Of the borrowers contacted, a spokesman for Michigan National said that all of them "were paying and intended to pay" on the loans. Some had been "slow" in repaying, the spokesman said, but noted that this was not unusual in light of the general slowdown in the energy business.

Michigan National has been unwilling to make any predictions on potential losses due to the Penn Square portfolio, saying it has insufficient information. "We certainly will add to our reserve," for any possible losses that are detected, the spokesman said.

According to sources close to the bank, Michigan National had its own geologists review the engineering reports that accompanied the Penn Square deals, and the amounts lent were "less than 50% of the reserves as represented."

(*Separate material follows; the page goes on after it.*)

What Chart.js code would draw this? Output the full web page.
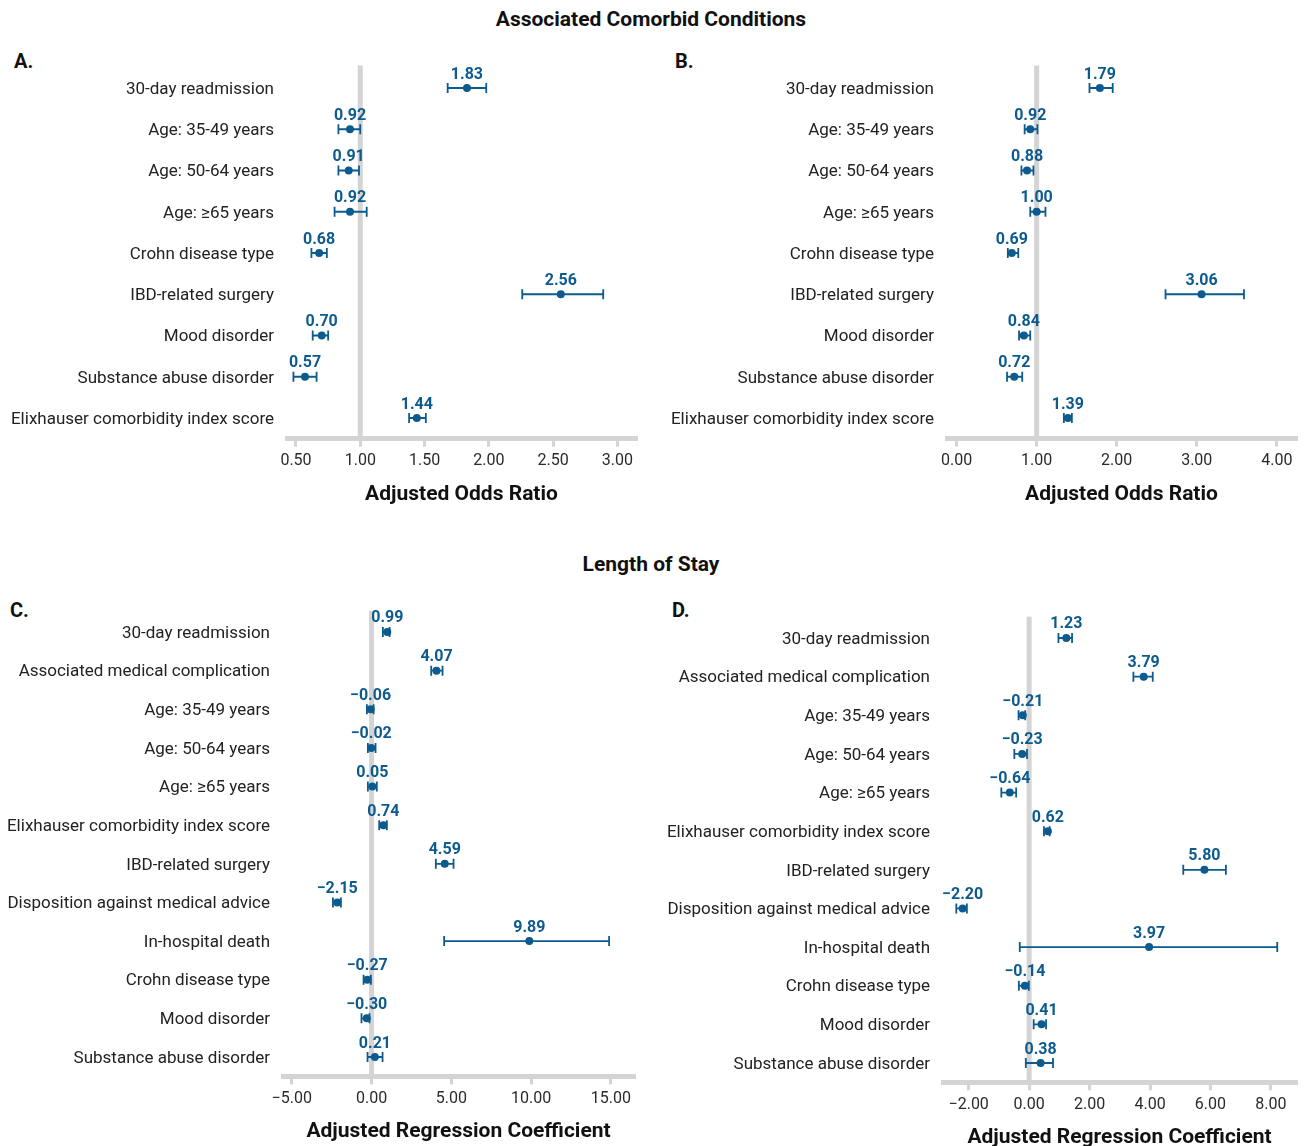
<!DOCTYPE html>
<html>
<head>
<meta charset="utf-8">
<script src="https://cdn.jsdelivr.net/npm/chart.js@4"></script>
<style>
  html, body { margin:0; padding:0; background:#fff; overflow:hidden; }
  #wrap { position:relative; width:1305px; height:1146px; background:#fff; overflow:hidden; font-family: Roboto, "Noto Sans", sans-serif; }
  .h { position:absolute; font-weight:bold; font-size:21px; color:#111; white-space:nowrap; transform:translate(-50%,-50%); }
  .p { position:absolute; font-weight:bold; font-size:20px; color:#111; transform:translateY(-50%); }
  canvas { position:absolute; }
</style>
</head>
<body>
<div id="wrap">
  <div class="h" style="left:651px;top:19px;">Associated Comorbid Conditions</div>
  <div class="h" style="left:651px;top:564px;">Length of Stay</div>
  <div class="p" style="left:14px;top:61px;">A.</div>
  <div class="p" style="left:675px;top:61px;">B.</div>
  <div class="p" style="left:10px;top:610px;">C.</div>
  <div class="p" style="left:672px;top:610px;">D.</div>
  <canvas id="cA" width="650" height="480" style="left:0px;top:40px;"></canvas>
  <canvas id="cB" width="655" height="480" style="left:650px;top:40px;"></canvas>
  <canvas id="cC" width="650" height="560" style="left:0px;top:586px;"></canvas>
  <canvas id="cD" width="655" height="564" style="left:650px;top:586px;"></canvas>
</div>
<script>
// ---------- DATA ----------
const comorbLabels = ['30-day readmission','Age: 35-49 years','Age: 50-64 years','Age: \u226565 years','Crohn disease type','IBD-related surgery','Mood disorder','Substance abuse disorder','Elixhauser comorbidity index score'];
const panelA_values = [1.83, 0.92, 0.91, 0.92, 0.68, 2.56, 0.70, 0.57, 1.44];
const panelA_lower  = [1.68, 0.83, 0.83, 0.80, 0.62, 2.26, 0.63, 0.48, 1.38];
const panelA_upper  = [1.98, 1.00, 0.99, 1.05, 0.74, 2.89, 0.75, 0.66, 1.51];
const panelA_ticks  = [0.5, 1, 1.5, 2, 2.5, 3];

const panelB_values = [1.79, 0.92, 0.88, 1.00, 0.69, 3.06, 0.84, 0.72, 1.39];
const panelB_lower  = [1.66, 0.85, 0.81, 0.92, 0.64, 2.61, 0.78, 0.63, 1.34];
const panelB_upper  = [1.95, 1.01, 0.96, 1.11, 0.77, 3.59, 0.92, 0.82, 1.44];
const panelB_ticks  = [0, 1, 2, 3, 4];

const losLabels = ['30-day readmission','Associated medical complication','Age: 35-49 years','Age: 50-64 years','Age: \u226565 years','Elixhauser comorbidity index score','IBD-related surgery','Disposition against medical advice','In-hospital death','Crohn disease type','Mood disorder','Substance abuse disorder'];
const panelC_values = [0.99, 4.07, -0.06, -0.02, 0.05, 0.74, 4.59, -2.15, 9.89, -0.27, -0.30, 0.21];
const panelC_lower  = [0.71, 3.74, -0.29, -0.23, -0.23, 0.48, 4.03, -2.42, 4.55, -0.50, -0.63, -0.25];
const panelC_upper  = [1.13, 4.45, 0.13, 0.25, 0.33, 0.96, 5.14, -1.92, 14.89, -0.04, -0.13, 0.69];
const panelC_ticks  = [-5, 0, 5, 10, 15];

const panelD_values = [1.23, 3.79, -0.21, -0.23, -0.64, 0.62, 5.80, -2.20, 3.97, -0.14, 0.41, 0.38];
const panelD_lower  = [0.97, 3.45, -0.35, -0.49, -0.92, 0.49, 5.10, -2.41, -0.31, -0.34, 0.15, -0.11];
const panelD_upper  = [1.42, 4.09, -0.13, -0.07, -0.43, 0.68, 6.51, -2.06, 8.21, -0.01, 0.56, 0.79];
const panelD_ticks  = [-2, 0, 2, 4, 6, 8];

// ---------- STYLE ----------
const BLUE = '#0d5b8e';
const GRAY = '#d4d4d4';
const FONT = 'Roboto, "Noto Sans", sans-serif';

function fmt(v) {
  const s = Math.abs(v).toFixed(2);
  return v < 0 ? '\u2212' + s : s;
}

const forestPlugin = {
  id: 'forest',
  beforeDatasetsDraw(chart, args, opts) {
    const {ctx, chartArea} = chart;
    const xs = chart.scales.x, ys = chart.scales.y;
    const rx = xs.getPixelForValue(opts.refValue);
    ctx.save();
    ctx.strokeStyle = GRAY;
    ctx.lineWidth = 5;
    ctx.beginPath();
    ctx.moveTo(rx, chartArea.top - 2);
    ctx.lineTo(rx, chartArea.bottom);
    ctx.stroke();
    ctx.strokeStyle = BLUE;
    ctx.lineWidth = 1.8;
    opts.lower.forEach((lo, i) => {
      const y = ys.getPixelForValue(i);
      const x1 = xs.getPixelForValue(lo), x2 = xs.getPixelForValue(opts.upper[i]);
      ctx.beginPath();
      ctx.moveTo(x1, y); ctx.lineTo(x2, y);
      ctx.moveTo(x1, y - 5); ctx.lineTo(x1, y + 5);
      ctx.moveTo(x2, y - 5); ctx.lineTo(x2, y + 5);
      ctx.stroke();
    });
    ctx.restore();
  },
  afterDatasetsDraw(chart, args, opts) {
    const {ctx} = chart;
    const xs = chart.scales.x, ys = chart.scales.y;
    ctx.save();
    ctx.fillStyle = BLUE;
    ctx.font = 'bold 16px ' + FONT;
    ctx.textAlign = 'center';
    ctx.textBaseline = 'middle';
    opts.values.forEach((v, i) => {
      ctx.fillText(fmt(v), xs.getPixelForValue(v), ys.getPixelForValue(i) - 13.5);
    });
    ctx.restore();
  }
};

function makePanel(id, canvasLeft, canvasTop, cw, ch, plot, labels, values, lower, upper, ticks, refValue, title) {
  const padTop = plot.top - canvasTop;
  const padRight = canvasLeft + cw - plot.right;
  const yWidth = plot.left - canvasLeft;
  const xHeight = canvasTop + ch - plot.bottom;
  new Chart(document.getElementById(id), {
    type: 'scatter',
    data: {
      datasets: [{
        data: values.map((v, i) => ({x: v, y: labels[i]})),
        backgroundColor: BLUE,
        borderColor: BLUE,
        pointRadius: 4,
        pointHoverRadius: 4,
        borderWidth: 0
      }]
    },
    options: {
      responsive: false,
      animation: false,
      events: [],
      layout: { padding: { top: padTop, right: padRight, left: 0, bottom: 0 } },
      plugins: {
        legend: { display: false },
        tooltip: { enabled: false },
        forest: { refValue, lower, upper, values }
      },
      scales: {
        x: {
          type: 'linear',
          min: plot.min, max: plot.max,
          afterBuildTicks: (s) => { s.ticks = ticks.map(v => ({value: v})); },
          afterFit: (s) => { s.height = xHeight; },
          grid: { display: true, drawOnChartArea: false, drawTicks: true, tickLength: 8, color: GRAY, lineWidth: 3 },
          border: { display: true, color: GRAY, width: 5 },
          ticks: {
            color: '#2a2a2a', padding: 5,
            font: { family: FONT, size: 16 },
            callback: (v) => fmt(v),
            maxRotation: 0, autoSkip: false
          },
          title: {
            display: true, text: title, color: '#111',
            font: { family: FONT, size: 21, weight: 'bold' },
            padding: { top: 0, bottom: plot.titlePad }
          }
        },
        y: {
          type: 'category',
          labels: labels,
          offset: true,
          afterFit: (s) => { s.width = yWidth; },
          grid: { display: false },
          border: { display: false },
          ticks: {
            color: '#222', padding: 5, autoSkip: false, labelOffset: 1.5,
            font: { family: FONT, size: 17 }
          }
        }
      }
    },
    plugins: [forestPlugin]
  });
}

const rowA = 41.25, rowC = 38.64;
makePanel('cA', 0, 40, 650, 480,
  {left: 287, right: 636, top: 88 - rowA/2, bottom: 418 + rowA/2, min: 0.43, max: 3.145, titlePad: 13},
  comorbLabels, panelA_values, panelA_lower, panelA_upper, panelA_ticks, 1, 'Adjusted Odds Ratio');
makePanel('cB', 650, 40, 655, 480,
  {left: 947, right: 1296, top: 88 - rowA/2, bottom: 418 + rowA/2, min: -0.12, max: 4.24, titlePad: 13},
  comorbLabels, panelB_values, panelB_lower, panelB_upper, panelB_ticks, 1, 'Adjusted Odds Ratio');
makePanel('cC', 0, 586, 650, 560,
  {left: 283, right: 634, top: 632 - rowC/2, bottom: 1057 + rowC/2, min: -5.55, max: 16.45, titlePad: 2},
  losLabels, panelC_values, panelC_lower, panelC_upper, panelC_ticks, 0, 'Adjusted Regression Coefficient');
makePanel('cD', 650, 586, 655, 564,
  {left: 943, right: 1296, top: 638 - rowC/2, bottom: 1063 + rowC/2, min: -2.85, max: 8.83, titlePad: 0},
  losLabels, panelD_values, panelD_lower, panelD_upper, panelD_ticks, 0, 'Adjusted Regression Coefficient');
</script>
</body>
</html>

According to a knowledgeable source, another potential problem that could arise in the Penn Square workout generally involves the $190 million in uninsured deposits at the failed bank. Some portion of this total apparently represents compensating balances that had been placed with the bank by energy borrowers, and some of it may have been slated for loan repayment.

These balances have been, in effect, frozen by the FDIC, a situation that could exacerbate any liquidity problems the borrowers are already experiencing. The uninsured deposits have been given "general unsecured creditor status," which would appear to make any setoff of the deposits against the loans difficult.

In a further development, some money market analysts suggested the Federal Reserve may be responding to the Penn Square failure by its offering last Thursday of overnight repurchase agreements for its own account. This action fueled market talk of a more accommodative monetary policy.

Chengiz Israfil, an analyst with Morgan Guaranty Trust Co., said the Fed's recent open-market activity may be aimed at calming market psychology because of the Penn Square failure. When the Fed offered system account repos last Thursday, it probably knew of the impending failure, he said.